Ron Bailey, Nexen’s senior vice president of Canadian operations, told reporters on Wednesday that the company is putting a higher priority on cleaning up the spill from its pipeline and investigating its cause than on restarting the Kinosis oil sands project where the spill took place, Reuters reported.
Nexen is a subsidiary of China’s CNOOC Ltd.
Bailey said there were about 130 workers doing clean-up and investigation work at the site.
The leak in the double-layer pipeline spilled more than 31,500 barrels of emulsion, a mixture of bitumen, water and sand, onto an area of about 16,000 square metres.

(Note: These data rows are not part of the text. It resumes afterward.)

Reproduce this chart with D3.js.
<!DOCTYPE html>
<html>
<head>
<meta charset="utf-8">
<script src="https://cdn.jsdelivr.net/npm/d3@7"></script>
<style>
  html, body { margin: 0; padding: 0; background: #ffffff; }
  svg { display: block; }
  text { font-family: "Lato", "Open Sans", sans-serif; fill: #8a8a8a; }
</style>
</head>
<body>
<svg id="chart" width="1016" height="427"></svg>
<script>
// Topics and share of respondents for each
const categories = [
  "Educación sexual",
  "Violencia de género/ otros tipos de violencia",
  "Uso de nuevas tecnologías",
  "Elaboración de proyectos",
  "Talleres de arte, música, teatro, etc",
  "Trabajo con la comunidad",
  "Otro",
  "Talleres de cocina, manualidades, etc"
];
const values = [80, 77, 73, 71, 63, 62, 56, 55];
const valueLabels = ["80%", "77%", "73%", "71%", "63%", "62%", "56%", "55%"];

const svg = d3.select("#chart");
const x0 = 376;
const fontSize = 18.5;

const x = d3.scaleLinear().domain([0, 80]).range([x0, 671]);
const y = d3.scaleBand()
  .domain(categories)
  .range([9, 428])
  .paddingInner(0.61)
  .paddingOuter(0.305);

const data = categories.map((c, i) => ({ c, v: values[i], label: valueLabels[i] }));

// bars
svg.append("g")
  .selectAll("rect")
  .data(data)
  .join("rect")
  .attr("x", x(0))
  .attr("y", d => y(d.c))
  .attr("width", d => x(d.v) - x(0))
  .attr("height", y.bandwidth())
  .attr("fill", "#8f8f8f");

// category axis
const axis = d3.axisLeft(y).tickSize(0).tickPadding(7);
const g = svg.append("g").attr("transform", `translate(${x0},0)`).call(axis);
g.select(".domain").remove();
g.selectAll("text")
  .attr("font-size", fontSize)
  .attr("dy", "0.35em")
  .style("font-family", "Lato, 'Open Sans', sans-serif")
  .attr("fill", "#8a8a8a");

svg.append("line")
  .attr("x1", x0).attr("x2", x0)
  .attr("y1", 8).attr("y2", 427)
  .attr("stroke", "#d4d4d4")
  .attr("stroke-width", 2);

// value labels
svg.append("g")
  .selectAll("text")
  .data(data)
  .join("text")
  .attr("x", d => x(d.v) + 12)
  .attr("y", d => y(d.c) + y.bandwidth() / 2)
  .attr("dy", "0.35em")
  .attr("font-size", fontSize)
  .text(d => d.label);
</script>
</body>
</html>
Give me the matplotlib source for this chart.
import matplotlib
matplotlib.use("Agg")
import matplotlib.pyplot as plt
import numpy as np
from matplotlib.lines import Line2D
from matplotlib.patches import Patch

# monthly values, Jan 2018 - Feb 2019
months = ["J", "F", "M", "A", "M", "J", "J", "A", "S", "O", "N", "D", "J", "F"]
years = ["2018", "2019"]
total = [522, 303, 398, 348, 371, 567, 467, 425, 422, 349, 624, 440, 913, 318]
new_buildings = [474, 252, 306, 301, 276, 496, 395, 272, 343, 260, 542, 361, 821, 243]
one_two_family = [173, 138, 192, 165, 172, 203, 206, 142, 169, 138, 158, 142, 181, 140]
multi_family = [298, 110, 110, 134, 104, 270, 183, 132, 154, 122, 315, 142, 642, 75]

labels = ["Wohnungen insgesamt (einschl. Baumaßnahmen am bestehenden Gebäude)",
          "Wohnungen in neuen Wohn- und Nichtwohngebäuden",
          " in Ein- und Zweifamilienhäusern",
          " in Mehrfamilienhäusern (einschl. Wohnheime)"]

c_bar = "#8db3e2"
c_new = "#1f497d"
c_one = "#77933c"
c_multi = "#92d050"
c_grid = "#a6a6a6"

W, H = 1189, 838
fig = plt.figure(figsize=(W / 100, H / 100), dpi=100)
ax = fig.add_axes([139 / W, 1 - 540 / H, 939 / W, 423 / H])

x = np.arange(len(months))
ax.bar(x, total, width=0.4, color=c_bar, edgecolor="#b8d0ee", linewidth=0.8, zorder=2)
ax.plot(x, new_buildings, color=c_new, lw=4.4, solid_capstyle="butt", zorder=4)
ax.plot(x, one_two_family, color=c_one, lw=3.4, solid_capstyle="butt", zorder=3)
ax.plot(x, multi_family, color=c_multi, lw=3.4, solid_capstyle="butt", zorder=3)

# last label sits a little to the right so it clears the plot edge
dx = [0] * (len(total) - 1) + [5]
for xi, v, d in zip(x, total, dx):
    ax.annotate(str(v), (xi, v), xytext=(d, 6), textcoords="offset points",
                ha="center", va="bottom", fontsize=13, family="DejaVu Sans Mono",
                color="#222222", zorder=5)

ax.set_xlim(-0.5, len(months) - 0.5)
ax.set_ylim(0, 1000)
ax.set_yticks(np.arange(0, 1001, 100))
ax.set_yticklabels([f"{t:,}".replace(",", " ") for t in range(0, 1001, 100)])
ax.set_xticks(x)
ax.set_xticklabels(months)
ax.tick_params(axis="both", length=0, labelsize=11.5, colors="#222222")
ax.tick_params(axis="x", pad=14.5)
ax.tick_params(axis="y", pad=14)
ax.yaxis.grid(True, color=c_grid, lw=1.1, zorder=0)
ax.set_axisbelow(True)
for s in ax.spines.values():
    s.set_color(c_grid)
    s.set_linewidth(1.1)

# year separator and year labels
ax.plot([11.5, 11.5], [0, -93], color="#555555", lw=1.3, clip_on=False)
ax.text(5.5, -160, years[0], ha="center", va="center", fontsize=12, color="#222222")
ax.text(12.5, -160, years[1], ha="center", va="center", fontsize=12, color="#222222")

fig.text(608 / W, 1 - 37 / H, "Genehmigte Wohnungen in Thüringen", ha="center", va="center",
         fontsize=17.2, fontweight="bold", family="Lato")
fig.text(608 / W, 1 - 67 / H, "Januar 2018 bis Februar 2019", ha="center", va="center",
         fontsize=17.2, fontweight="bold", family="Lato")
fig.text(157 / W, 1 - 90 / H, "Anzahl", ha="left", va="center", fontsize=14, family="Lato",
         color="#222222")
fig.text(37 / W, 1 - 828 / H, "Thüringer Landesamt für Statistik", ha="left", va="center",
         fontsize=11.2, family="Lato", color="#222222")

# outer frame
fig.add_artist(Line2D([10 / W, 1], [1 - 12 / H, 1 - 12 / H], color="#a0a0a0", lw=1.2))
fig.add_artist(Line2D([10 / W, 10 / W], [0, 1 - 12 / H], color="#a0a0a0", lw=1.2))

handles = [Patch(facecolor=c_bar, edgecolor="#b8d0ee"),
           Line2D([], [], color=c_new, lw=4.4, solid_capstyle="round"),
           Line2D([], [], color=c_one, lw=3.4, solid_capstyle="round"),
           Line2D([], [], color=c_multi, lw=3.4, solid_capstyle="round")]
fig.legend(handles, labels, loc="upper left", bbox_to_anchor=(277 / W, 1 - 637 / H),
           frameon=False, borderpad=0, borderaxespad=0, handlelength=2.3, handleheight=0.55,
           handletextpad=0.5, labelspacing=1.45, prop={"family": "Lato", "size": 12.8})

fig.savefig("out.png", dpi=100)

The spill site, south of the oil sands hub of Fort McMurray, was detected on 15 July by a contractor walking along the pipeline route. Nexen has not determined when the leak started or why a new state-of-the-art leak detection system failed.
Bailey said leak likely occurred after 29 June, when the pipeline was cleaned with water, according to Reuters.
Nexen chief executive Fang Zhi personally apologised for the spill on Wednesday, echoing an apology by the company on Friday.
The Nexen leak was larger than the July 2010 rupture of an Enbridge pipeline that spilled an estimated 20,000 barrels of crude, with some reaching Michigan’s Kalamazoo River.